4.She cleans your place -- Having a domestic diva to make the bed, pack lunch and do dishes will make any man think he's stumbled up on a living treasure. It's like having a maid -- except you don't need to speak Spanish or worry about the INS. Break up because: Suzie Homemaker doesn't play house in exchange for dinner and a movie. It's her audition for the role of wife. She's investing in you, and when she finally cahses out, only a diamond will cover the bill.
5.She spoils you -- The list of presents she's gotten you for your birthday reads like a page out of the Sharper Image catalog. While your friends' girlfriends stick them with sweaters or "meaningful" mix CDs, you're getting sweet-ass electronics and even a life-size stormtrooper. Break up because: Those presents weren't about you -- they were about her. When your girlfriend's special day rolls around, the bar has been set and you'll be expected to match or surpass what she spent on you.
6.She's constantly dieting -- Everything seems perfect when your lady's watching her waist. Dates are cheaper when she orders half a salad at the restaurant, and sex is better when you can close your eyes, grab her bony wrists and pretend you're with Mary-Kate Olsen. Break up because: A woman who diets obsessively has something to hide -- and it's most likely sluggish thyroid plus a family history of chronic obesity.
7.She flies solo -- You notice that her formerly close friends haven't been around lately. "Cool," you think, "I hated that pack of mascara-streaked gossip-jackals anyway." Break up because: Now that her friends are gone, she's going to start working on ditching yours.

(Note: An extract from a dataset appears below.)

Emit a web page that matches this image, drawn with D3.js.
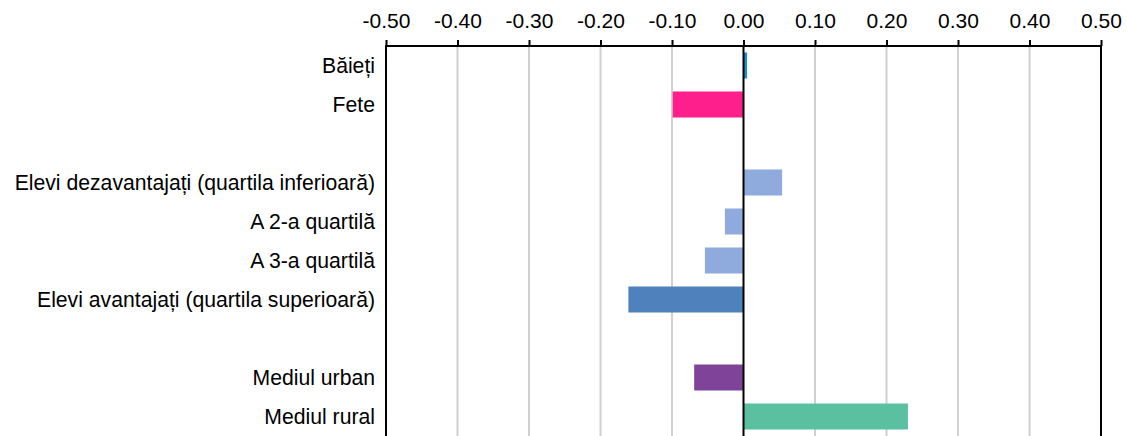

8.She loves Daddy -- She's extremely close with her father, and while it's creepy to watch her revert to a 6-year-old whenever she talks with him, it's nice to know that he's offered to make the down payment on the house should you two ever get married. Break up because: Nothing you do will ever be good enough for her -- or, as importantly, her dad.
9.She hates working -- It's a little annoying that she constantly gripes about work, but, then, who doesn't? It's the stuff crappy sitcoms are made of. Break up because -- She's looking for an employment escape hatch, and you're it. She'll hint that if you were more ambitious, you could get a promotion and make enough for the both of you -- and hey, if you were married, your healthcare would cover her too. If you think it's boring now listening to her talk about work, imagine what it will be like when all she has to talk about are the day's soap operas.
10.She takes you shopping -- You've convinced yourself that your presence at the mall might persuade your girlfriend to buy sexier clothing, so you hold her bags while she searches for the perfect top. Break up because: Please refer back to Breakup Sign No. 7. This is just another way for her to increase her dependence on you.